Despite having fought two previous internal civil wars dating back from 1961 to 1963, and again in 1971 through 1973, it was almost inevitable that there would be another go-around between the Colombo Family membership.
The Colombo mob never seemed to have learned that key underworld lesson that blood begets blood, and that killing solves nothing. That it is very bad for business.
The millions of dollars to be made annually, and the assets to be gleaned would blind both “acting boss” Victor Orena and “sitting boss” Carmine Persico. And the vast power that was at stake was not something that either mafioso was willing to give up.
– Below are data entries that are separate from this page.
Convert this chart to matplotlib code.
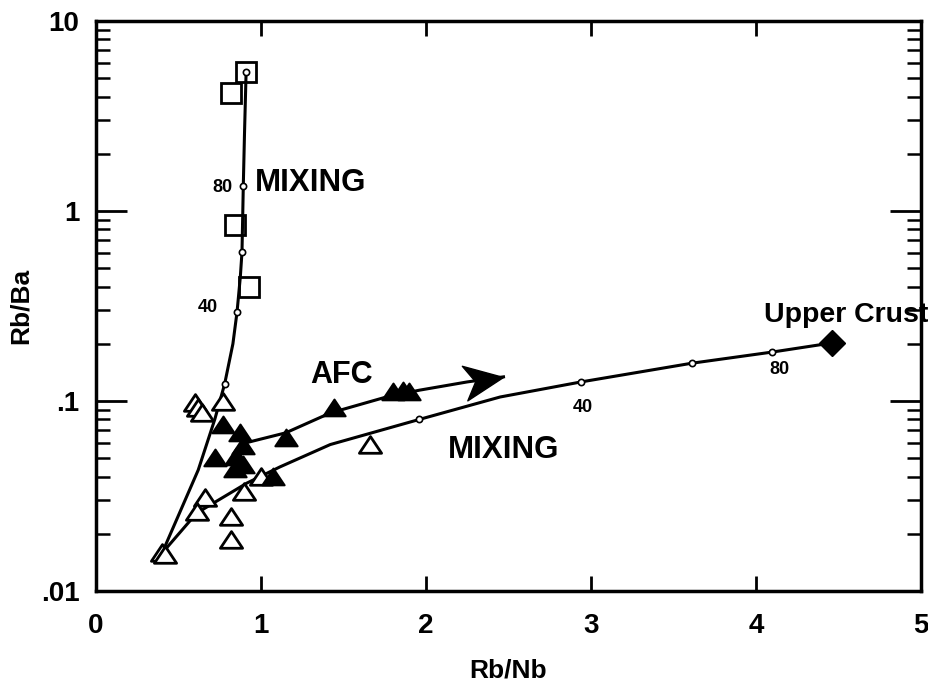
import numpy as np
import matplotlib
matplotlib.use("Agg")
import matplotlib.pyplot as plt
from matplotlib.path import Path
from matplotlib.markers import MarkerStyle
from matplotlib.transforms import Affine2D

plt.rcParams['font.family'] = ['Liberation Sans', 'DejaVu Sans']
plt.rcParams['font.weight'] = 'bold'

# mixing curve towards the high Rb/Ba end-member (steep one)
steep_x = [0.40, 0.50, 0.62, 0.72, 0.78, 0.83, 0.855, 0.875, 0.885, 0.89, 0.893, 0.90, 0.91]
steep_y = [0.0158, 0.025, 0.0434, 0.08, 0.123, 0.2, 0.294, 0.45, 0.608, 1.0, 1.36, 2.5, 5.4]
steep_tick_x = [0.78, 0.854, 0.885, 0.893, 0.91]
steep_tick_y = [0.123, 0.294, 0.608, 1.36, 5.4]

# mixing curve towards upper crust
low_x = [0.40, 0.61, 0.915, 1.115, 1.42, 1.96, 2.45, 2.94, 3.61, 4.10, 4.46]
low_y = [0.0158, 0.0257, 0.037, 0.045, 0.059, 0.080, 0.105, 0.126, 0.158, 0.181, 0.202]
low_tick_x = [1.96, 2.94, 3.61, 4.10]
low_tick_y = [0.080, 0.126, 0.158, 0.181]

# AFC trend
afc_x = [0.90, 1.15, 1.42, 1.76, 1.96, 2.25, 2.47]
afc_y = [0.060, 0.068, 0.0865, 0.105, 0.114, 0.126, 0.134]

# samples
sq_x = [0.91, 0.82, 0.84, 0.93]
sq_y = [5.4, 4.2, 0.84, 0.40]

otri_x = [0.40, 0.42, 0.60, 0.62, 0.64, 0.77, 0.66, 0.61, 0.82, 0.82, 0.90, 1.00, 1.66]
otri_y = [0.0158, 0.0155, 0.098, 0.092, 0.087, 0.099, 0.031, 0.0262, 0.0245, 0.0186, 0.0332, 0.0398, 0.059]

ftri_x = [0.77, 0.72, 0.87, 0.89, 0.85, 0.84, 0.89, 1.15, 1.07, 1.44, 1.80, 1.86, 1.90]
ftri_y = [0.075, 0.050, 0.068, 0.058, 0.051, 0.044, 0.046, 0.064, 0.040, 0.092, 0.111, 0.113, 0.111]

crust_x = [4.46]
crust_y = [0.202]

xticks = [0, 1, 2, 3, 4, 5]
yticks = [0.01, 0.1, 1, 10]
yticklabels = [".01", ".1", "1", "10"]

tri = Path([(-1, -0.7), (1, -0.7), (0, 0.8), (-1, -0.7)],
           [Path.MOVETO, Path.LINETO, Path.LINETO, Path.CLOSEPOLY])
# arrow head with its tip at the origin
head = Path([(0, 0), (-2, 0.9), (-1.45, 0), (-2, -0.9), (0, 0)],
            [Path.MOVETO, Path.LINETO, Path.LINETO, Path.LINETO, Path.CLOSEPOLY])

fig = plt.figure(figsize=(9.29, 6.97), dpi=100)
ax = fig.add_axes([0.1033, 0.152, 0.888, 0.818])
ax.set_yscale('log')
ax.set_xlim(0, 5)
ax.set_ylim(0.01, 10)

lw = 2.2
ax.plot(steep_x, steep_y, color='k', lw=lw, zorder=2)
ax.plot(low_x, low_y, color='k', lw=lw, zorder=2)
ax.plot(afc_x, afc_y, color='k', lw=lw, zorder=2)
ax.plot(afc_x[-1:], afc_y[-1:], ls='none', color='k',
        marker=MarkerStyle(head, transform=Affine2D().rotate_deg(9)), ms=56, zorder=3)

ax.plot(steep_tick_x, steep_tick_y, ls='none', marker='o', ms=4.5, mfc='white', mec='k', mew=1.2, zorder=4)
ax.plot(low_tick_x, low_tick_y, ls='none', marker='o', ms=4.5, mfc='white', mec='k', mew=1.2, zorder=4)

ax.plot(sq_x, sq_y, ls='none', marker='s', ms=14, mfc='none', mec='k', mew=2, zorder=3)
ax.plot(otri_x, otri_y, ls='none', marker=tri, ms=16, mfc='white', mec='k', mew=2, zorder=3)
ax.plot(ftri_x, ftri_y, ls='none', marker=tri, ms=16, mfc='k', mec='k', mew=1.5, zorder=3)
ax.plot(crust_x, crust_y, ls='none', marker='D', ms=13, mfc='k', mec='k', zorder=3)

ax.text(0.964, 1.41, "MIXING", fontsize=22.5, fontweight='bold', va='center', ha='left')
ax.text(0.83, 1.33, "80", fontsize=13, fontweight='bold', va='center', ha='right')
ax.text(0.74, 0.31, "40", fontsize=13, fontweight='bold', va='center', ha='right')
ax.text(1.30, 0.137, "AFC", fontsize=22, fontweight='bold', va='center', ha='left')
ax.text(2.13, 0.0555, "MIXING", fontsize=22.5, fontweight='bold', va='center', ha='left')
ax.text(2.89, 0.0925, "40", fontsize=13, fontweight='bold', va='center', ha='left')
ax.text(4.08, 0.1456, "80", fontsize=13, fontweight='bold', va='center', ha='left')
ax.text(4.05, 0.283, "Upper Crust", fontsize=20.5, fontweight='bold', va='center', ha='left', clip_on=False)

ax.set_xticks(xticks)
ax.set_xticklabels([str(v) for v in xticks])
ax.set_yticks(yticks)
ax.set_yticklabels(yticklabels)
ax.tick_params(axis='both', which='major', direction='in', top=True, right=True,
               width=2, labelsize=20)
ax.tick_params(axis='x', which='major', length=11, pad=16)
ax.tick_params(axis='y', which='major', length=22, pad=12)
ax.tick_params(axis='y', which='minor', direction='in', right=True, length=10, width=1.8)
ax.tick_params(axis='x', which='minor', bottom=False, top=False)
for lab in ax.get_xticklabels() + ax.get_yticklabels():
  lab.set_fontweight('bold')
for s in ax.spines.values():
  s.set_linewidth(2.5)

ax.set_xlabel("Rb/Nb", fontsize=19, fontweight='bold', labelpad=14)
ax.set_ylabel("Rb/Ba", fontsize=19, fontweight='bold', labelpad=6)

plt.savefig("out.png", dpi=100)
plt.close(fig)
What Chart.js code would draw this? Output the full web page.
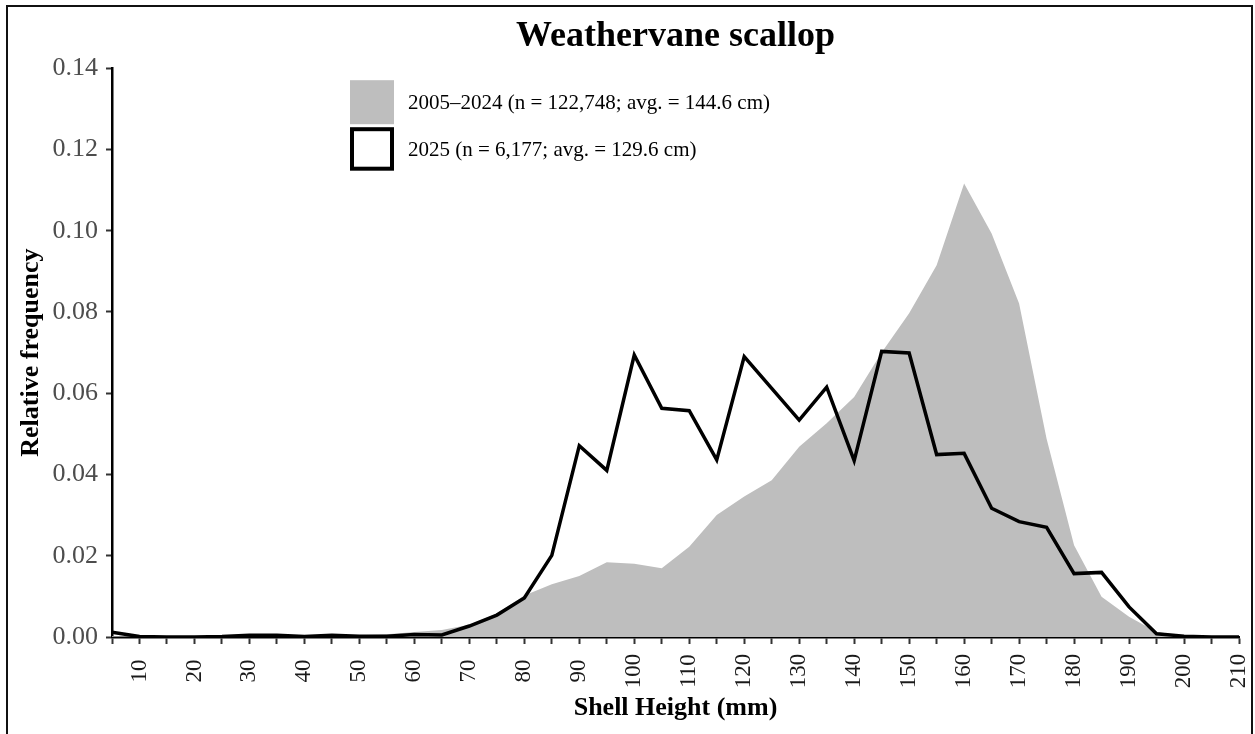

The result was that blood would fill the streets of New York reminiscent of the 1930s. The havoc it caused reverberates within the borgata to this very day! The conflict lead to one of the bloodiest gangland wars and struggles for underworld power that America had ever seen…

Nothing Can Stop Them
By the late-1970s, early-1980s, much of the membership of the Colombo Family was now living out on Long Island, having moved from Brooklyn and Queens years earlier.
A realistic count of the Long Island membership would have been approximately 30 to 40 inducted members and many more associates residing between Nassau and Suffolk counties. If you add in Queens, probably half the borgata lived out that way.
From 1980 through 1986, the borgata had suffered several major law enforcement assaults on the membership resulting in many convictions and imprisonments of the entire official top family administration.